Lisa était entrée dans la police par nécessité. La fibre et la vocation ne l’avaient jamais habitée. Pourtant elle descendait d’une longue lignée de policiers. Un de ses ancêtres avait débarqué à Staten Island à la fin du XIX° siècle. Il avait trouvé une place au sein de la police new-yorkaise grâce à un cousin irlandais, puis son grand-père et son père avaient suivi la même voie. Un chemin qu’elle n’avait jamais envisagé. Non, à partir l’âge de neuf ans, son rêve avait été la musique, depuis le jour où sa mère l’avait inscrite à des cours de piano.
Pendant une dizaine d’années, elle avait continué l’apprentissage de cet instrument, puis avait suivi des leçons de chant, tout en poursuivant ses études et en jouant tous les dimanches sur l’harmonium de l’église.
À vingt ans, elle avait postulé pour la prestigieuse Julliard School, une école privée du spectacle située au cœur de New York, dont la réputation dépassait les frontières des États-Unis. Elle avait été prise après une audition et ce fût le plus beau jour de sa vie. Malheureusement, dans la semaine suivante arriva le plus terrible jour de sa vie.
Une petite frappe, défoncée au crack, avait poignardé à mort son père, un policier passionné, alors que celui-ci venait de l’arrêter après un sordide braquage. Ce drogué avait mis fin à sa carrière de musicienne et de chanteuse. Fille unique, elle s’était retrouvée avec sa mère qui n’avait jamais travaillé, à devoir assumer le prêt de la maison, les cotisations d’assurance-maladie et tout le reste.

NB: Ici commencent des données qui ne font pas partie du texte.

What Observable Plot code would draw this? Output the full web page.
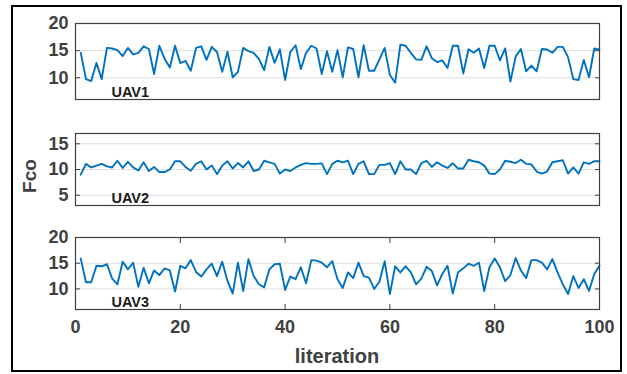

L’argent demeurait toujours le nerf de New York et de tous les Américains. Sans lui, la vie vous rejetait sans ménagement. Sans lui, les portes de la Julliard School s’étaient définitivement fermées devant elle. Son père l’avait toujours encouragée dans cette voie et l’avait poussée dans son ambition d’entrer dans le monde de la musique. Il avait économisé pour lui payer ses études, mais du jour au lendemain, la vie de Lisa s’était écroulée. Elle avait dû trouver un emploi pour manger.
Heureusement, des amis de son père avaient réussi à la faire entrer dans la police. Ce n’était pas très glorieux, mais elle n’avait pas refusé cette aide.
Elle avait commencé au bas de l’échelle, à la circulation, puis, petit à petit, elle était montée en grade par concours, revancharde face à la vie, pour arriver au grade de Lieutenant.
Au début, son métier demeurait pour elle purement alimentaire : terminer de payer la maison de sa mère, puis son loyer à elle. Mais au fil des ans, elle s’était laissée prendre à son travail pour devenir une vraie flic qui ne lâchait aucune de ses enquêtes. Dans son commissariat, ses supérieurs la considéraient comme la plus teigneuse.
Le plus dur restait de côtoyer la mort. Elle ne s’y était jamais habituée et ne s’y habituerait jamais. Les autres policiers regardaient la mort avec dédain, pas elle. Et chacun des cadavres qui avait jonché sa carrière continuait de l’accompagner dans sa vie de tous les jours. Pour l’instant sa santé mentale tenait, mais elle avait peur de sombrer dans l’alcoolisme comme de nombreux collègues.
Au fil des ans, sa passion de la musique s’était diluée pour devenir un vague souvenir. Elle avait définitivement tiré une croix sur ses ambitions artistiques. Parfois, elle éprouvait des regrets, d’avoir manqué sa vocation.
Elle s’était mariée avec un policier, mais encore une fois le travail avait brisé le couple. Les papiers du divorce n’avaient été qu’une pure formalité. Ils s’étaient séparés bons amis et se revoyaient de temps en temps. Depuis cinq ans, elle vivait seule dans un appartement de Chelsea qu’elle louait une petite fortune, mais elle ne voulait pas quitter Manhattan. Parfois un homme passait un jour ou deux dans son lit, guère plus. Ensuite, elle replongeait dans les enquêtes qui étaient devenues sa vie.
Et puis il y avait tout juste un an, pour son trente-troisième anniversaire, sa mère l’avait invitée dans un restaurant de Little Italy. À la fin du repas, elle s’était levée, lui avait pris la main pour l’entraîner devant un piano droit qui trônait dans un coin de la salle. Elle avait lancé un : joyeux anniversaire, il est à toi, c’est ton cadeau.
Lisa avait failli rire devant l’incongruité du présent, mais elle s’était retenue en voyant les larmes couler sur les joues de sa mère. Elle s’était assise devant le piano. Pendant un instant, l’idée de se lever, de quitter le restaurant l’avait effleurée, mais elle l’avait abandonnée car sa mère avait dû économiser dollar après dollar pendant toutes ces années pour lui offrir ce piano. Elle avait ravalé sa rage, soulevé le couvercle.